Przy tak silnej grupie porażka z belgijskim kopciuszkiem mocno komplikuje sprawę ewentualnego awansu do fazy play off Euroligi. W krakowskim obozie da wyczuć się rozczarowanie. - To był niesamowicie ważny dla nas mecz. Wielka szkoda, że nie udało się dowieźć wygranej do końca szczególnie, że wykonaliśmy kawał świetnej roboty - komentuje.

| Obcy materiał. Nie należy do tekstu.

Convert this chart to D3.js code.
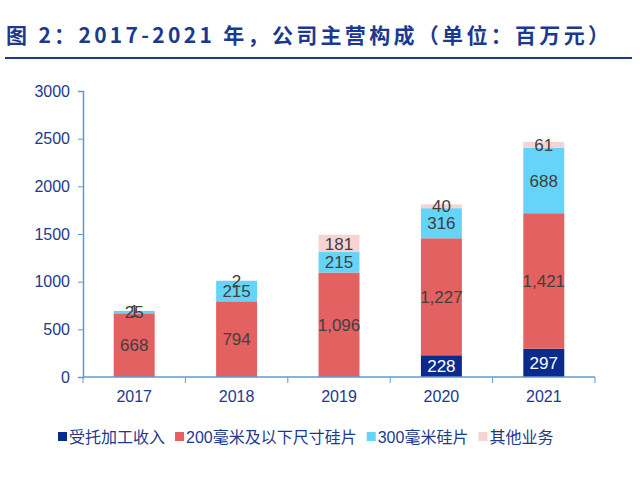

Wszystko mogło się zakończyć inaczej, gdyby w ostatniej akcji czwartej kwarty krakowianki wybroniły akcję rywalek przy stanie 65:62 na korzyść Białej Gwiazdy. Wtedy to Belgijki doskonale rozegrały aut wyprowadzając swoją liderkę Alinę Iagupovą na otwartą pozycję za linią 6,75, do której spóźniła się Żurowska-Cegielska.

- Mieliśmy zmieniać wszystkie zasłony i Justyna zrobiła to, ale Iagupova trafiła naprawdę niewiarygodny rzut. To była raczej bardzo dobra akcja w ataku, niż zła w defensywie. Być może jednak zamiana była trochę spóźniona - kończy Hernandez.

W swoim kolejnym euroligowym meczu Wisła Can Pack zmierzy się na wyjeździe z SPAR Citylift Girona. Wcześniej, bo w niedzielę, czeka ją jeszcze ligowa potyczka w Polkowicach z tamtejszym MKS-em.